Before BIGGS, MARIS, and KALODNER, Circuit Judges.
We have examined the record in this case with great care. Of all the allowances granted by the court below pursuant to Chapter X of the Bankruptcy Act, 11 U.S.C.A. § 501 et seq., that to Leonard L. Kalish, Esquire, chief patent counsel for the trustee of the debtor, Universal Lubricating Systems, Inc., alone has been appealed. The protracted litigation which Mr. Kalish conducted, albeit with some aid from other counsel, resulted in a recovery for the trustee of $225,000. The compensation allowed on his final application for fees amounts to $52,780.
In making the allowances embodied in its order of July 31, 1947, complained of, the court below pursued what has been described as the "budget principle," fixing the lump sum to be paid out by way of final, as distinguished from ad interim allowances, at $100,000. See 73 F.Supp. 180. Cf. Steere v. Baldwin Locomotive Works, 3 Cir., 98 F.2d 889. What the court below did was to take the amounts requested by fourteen counsel, totalling $161,040, and reduce the amount of each application on a percentage basis, so that the total amounts allowed under the final applications reached but did not exceed the $100,000 limit. This method is not the most desirable one as we pointed out in Steere v. Baldwin Locomotive Works, supra, but it is clear from the opinion of the court below that the learned judge concluded that he could not adequately compensate counsel, including Mr. Kalish, from the $100,000 which he deemed to be available; that therefore the amount allowed to the chief patent counsel represented a lower, rather than a higher, range of permissible compensation.

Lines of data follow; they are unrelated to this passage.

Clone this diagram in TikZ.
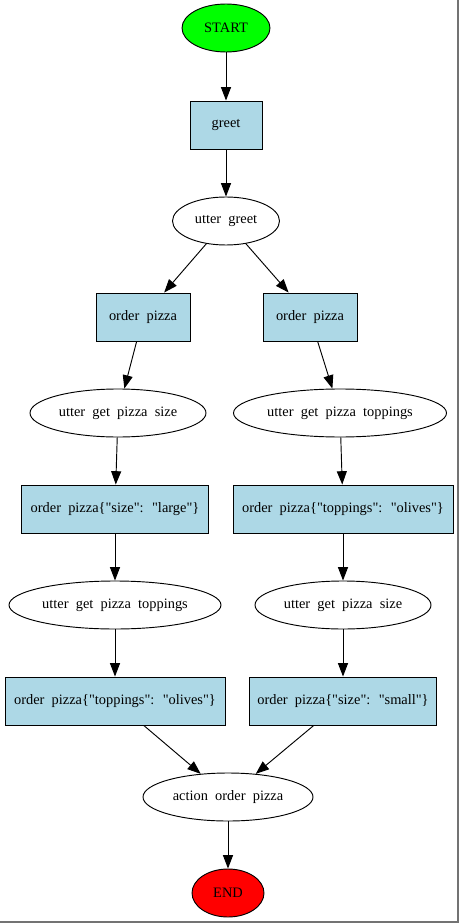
\documentclass[tikz,border=0pt]{standalone}
\usepackage{fontspec}
\setmainfont[WordSpace=2,Ligatures=TeXOff]{Liberation Serif}
\usetikzlibrary{shapes.geometric,arrows.meta}
\definecolor{lightblue}{HTML}{ADD8E6}

\tikzstyle{utter}=[ellipse,draw,line width=0.7pt,minimum height=36pt,inner sep=0pt,font=\fontsize{10.8}{12}\selectfont]
\tikzstyle{action} = [rectangle,draw,fill=lightblue,line width=0.7pt,minimum height=36pt,inner sep=0pt,font=\fontsize{10.8}{12}\selectfont]
\tikzstyle{edge} = [draw,line width=0.7pt,-{Triangle[length=10pt,width=7.5pt]}]
\tikzstyle{frame} = [draw,line width=1.2pt,black!55]

\begin{document}
\begin{tikzpicture}[x=0.75pt,y=-0.75pt]
    \useasboundingbox (0,0) rectangle (459,923);
    \path[frame] (458,0) -- (458,922) -- (0,922);
    \node[utter,fill=green,minimum width=66pt] (start) at (226,28) {START};
    \node[utter,fill=red,minimum width=54pt] (finish) at (228,893) {END};
    \foreach \pos/\name/\w/\txt in {{(226,125)/greet/72/greet},
                            {(143,317)/opL/94/order pizza}, {(310,317)/opR/94/order pizza},
                            {(115,509)/slL/187/order pizza\{"size": "large"\}},
                            {(343,509)/toR/220/order pizza\{"toppings": "olives"\}},
                            {(115,701)/toL/220/order pizza\{"toppings": "olives"\}},
                            {(343,701)/ssR/187/order pizza\{"size": "small"\}}}
        \node[action,minimum width=\w*0.75pt] (\name) at \pos {\txt};
    \foreach \pos/\name/\w/\txt in {{(226,221)/ug/107/utter greet},
                            {(118,413)/usL/176/utter get pizza size}, {(340,413)/utR/213/utter get pizza toppings},
                            {(115,605)/utL/212/utter get pizza toppings}, {(343,605)/usR/176/utter get pizza size},
                            {(228,797)/act/170/action order pizza}}
        \node[utter,minimum width=\w*0.75pt] (\name) at \pos {\txt};
    \foreach \source/ \dest in {start/greet, greet/ug, ug/opL, ug/opR, opL/usL, opR/utR, usL/slL, utR/toR,
                                slL/utL, toR/usR, utL/toL, usR/ssR, toL/act, ssR/act, act/finish}
        \path[edge] (\source) -- (\dest);
\end{tikzpicture}
\end{document}
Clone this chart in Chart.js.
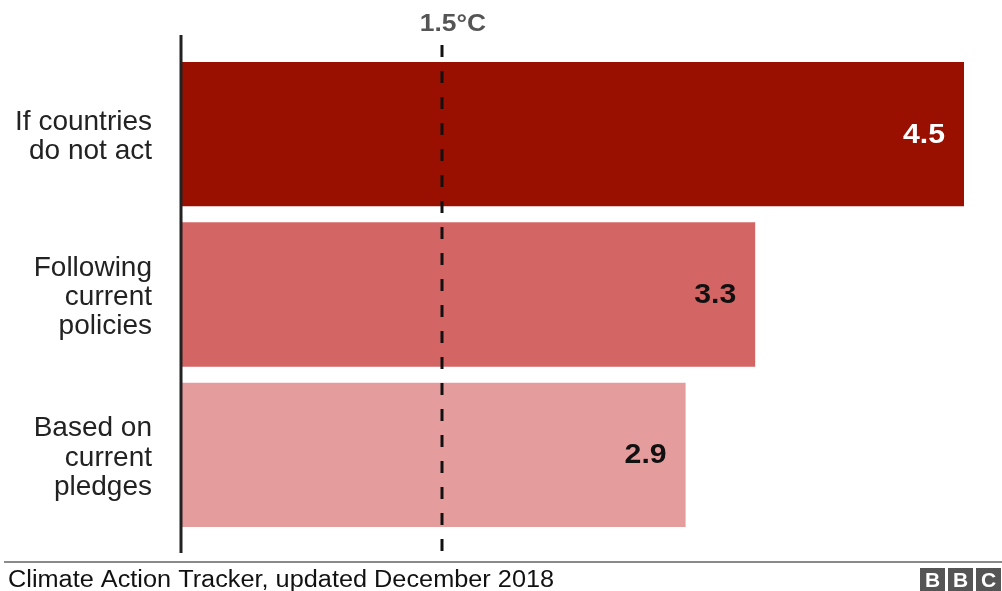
<!DOCTYPE html>
<html>
<head>
<meta charset="utf-8">
<script src="https://cdn.jsdelivr.net/npm/chart.js@4/dist/chart.umd.min.js"></script>
<style>
  html, body { margin: 0; padding: 0; background: #fff; }
  #wrap { width: 1002px; height: 591px; position: relative; }
</style>
</head>
<body>
<div id="wrap"><canvas id="chart"></canvas></div>
<script>
// Projected warming by 2100 (°C) under three scenarios
const categories = [
  ['If countries', 'do not act'],
  ['Following', 'current', 'policies'],
  ['Based on', 'current', 'pledges']
];
const warming = [4.5, 3.3, 2.9];
const barColors = ['#990F00', '#D36565', '#E59C9D'];
const labelColors = ['#ffffff', '#111111', '#111111'];
const targetValue = 1.5;
const targetLabel = '1.5°C';
const sourceText = 'Climate Action Tracker, updated December 2018';

const FONT = '"Liberation Sans", Arial, Helvetica, sans-serif';

// draw text slightly widened horizontally
function wideText(ctx, text, x, y, sx) {
  ctx.save();
  ctx.translate(x, y);
  ctx.scale(sx, 1);
  ctx.fillText(text, 0, 0);
  ctx.restore();
}

// Vertical zero line, dashed target line, value labels, header and footer
const decorations = {
  id: 'decorations',
  afterDatasetsDraw(chart) {
    const { ctx } = chart;
    const xs = chart.scales.x;
    const x0 = xs.getPixelForValue(0);
    const xt = xs.getPixelForValue(targetValue);

    ctx.save();
    // value labels inside bar ends
    const meta = chart.getDatasetMeta(0);
    ctx.font = 'bold 27px ' + FONT;
    ctx.textAlign = 'right';
    ctx.textBaseline = 'middle';
    meta.data.forEach((bar, i) => {
      ctx.fillStyle = labelColors[i];
      wideText(ctx, warming[i].toFixed(1), bar.x - 19, bar.y + 1, 1.12);
    });

    // zero axis line
    ctx.strokeStyle = '#222';
    ctx.lineWidth = 3;
    ctx.beginPath();
    ctx.moveTo(x0, 35);
    ctx.lineTo(x0, 553);
    ctx.stroke();

    // dashed target line
    ctx.strokeStyle = '#111';
    ctx.lineWidth = 3;
    ctx.setLineDash([12, 14]);
    ctx.beginPath();
    ctx.moveTo(xt, 45);
    ctx.lineTo(xt, 553);
    ctx.stroke();
    ctx.setLineDash([]);

    // target label
    ctx.fillStyle = '#555';
    ctx.font = 'bold 24px ' + FONT;
    ctx.textAlign = 'center';
    ctx.textBaseline = 'alphabetic';
    wideText(ctx, targetLabel, xt + 11, 31, 1.1);

    // footer rule
    ctx.strokeStyle = '#8a8a8a';
    ctx.lineWidth = 2;
    ctx.beginPath();
    ctx.moveTo(4, 562);
    ctx.lineTo(1002, 562);
    ctx.stroke();

    // source text
    ctx.fillStyle = '#111';
    ctx.font = '23px ' + FONT;
    ctx.textAlign = 'left';
    wideText(ctx, sourceText, 8, 587, 1.1);

    // BBC blocks
    const letters = ['B', 'B', 'C'];
    ctx.font = 'bold 21px ' + FONT;
    ctx.textAlign = 'center';
    ctx.textBaseline = 'middle';
    letters.forEach((l, i) => {
      const bx = 920 + i * 28;
      ctx.fillStyle = '#555';
      ctx.fillRect(bx, 568, 25, 24);
      ctx.fillStyle = '#fff';
      ctx.fillText(l, bx + 12.5, 581);
    });
    ctx.restore();
  }
};

new Chart(document.getElementById('chart'), {
  type: 'bar',
  data: {
    labels: categories,
    datasets: [{
      data: warming,
      backgroundColor: barColors,
      borderWidth: 0,
      barPercentage: 0.9,
      categoryPercentage: 1.0
    }]
  },
  options: {
    indexAxis: 'y',
    responsive: true,
    maintainAspectRatio: false,
    animation: false,
    layout: { padding: { top: 54, bottom: 56, left: 0, right: 38 } },
    plugins: {
      legend: { display: false },
      tooltip: { enabled: false },
      title: { display: false }
    },
    scales: {
      x: {
        display: false,
        min: 0,
        max: 4.5
      },
      y: {
        afterFit(scale) {
          scale.width = 181;
          scale.paddingTop = 0;
          scale.paddingBottom = 0;
        },
        grid: { display: false, drawTicks: false },
        border: { display: false },
        ticks: {
          padding: 29,
          labelOffset: 3,
          color: '#222',
          font: { family: FONT, size: 28, lineHeight: 1.04 }
        }
      }
    }
  },
  plugins: [decorations]
});
</script>
</body>
</html>
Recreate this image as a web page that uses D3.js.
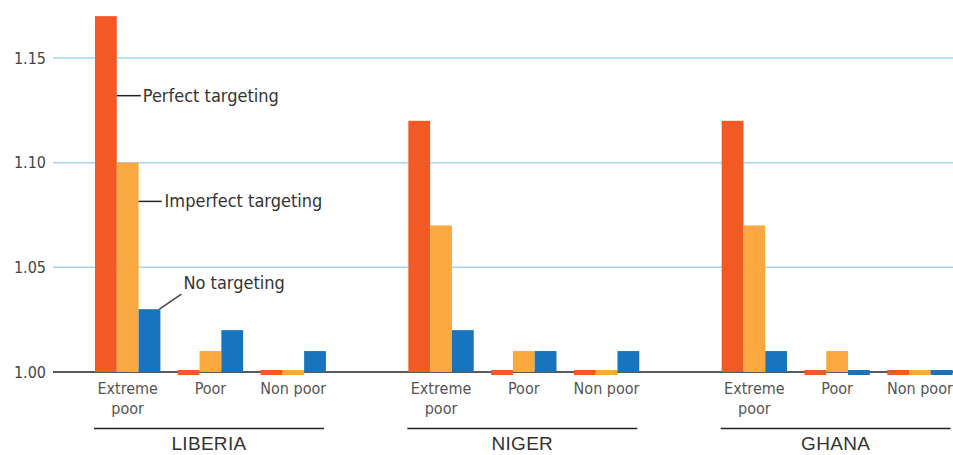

Mr. Kalish had previously been granted an ad interim allowance of $10,000.The appellant insists that the court below overlooked this fact in allowing Mr. Kalish the sum of $52,780 on his final application. The order of clarification of the court below filed October 1, 1947, makes plain the fact that the trial judge did not overlook the ad interim allowance to Mr. Kalish of $10,000 but had granted him the additional sum of $52,780 on his final application after mature consideration.
On examining the record and the nature and extent of Mr. Kalish's services we cannot say that the court below abused its legal discretion in allowing Mr. Kalish the sum of $52,780 as set out in the order of July 31, 1947, appealed from herein. Accordingly that order will be affirmed.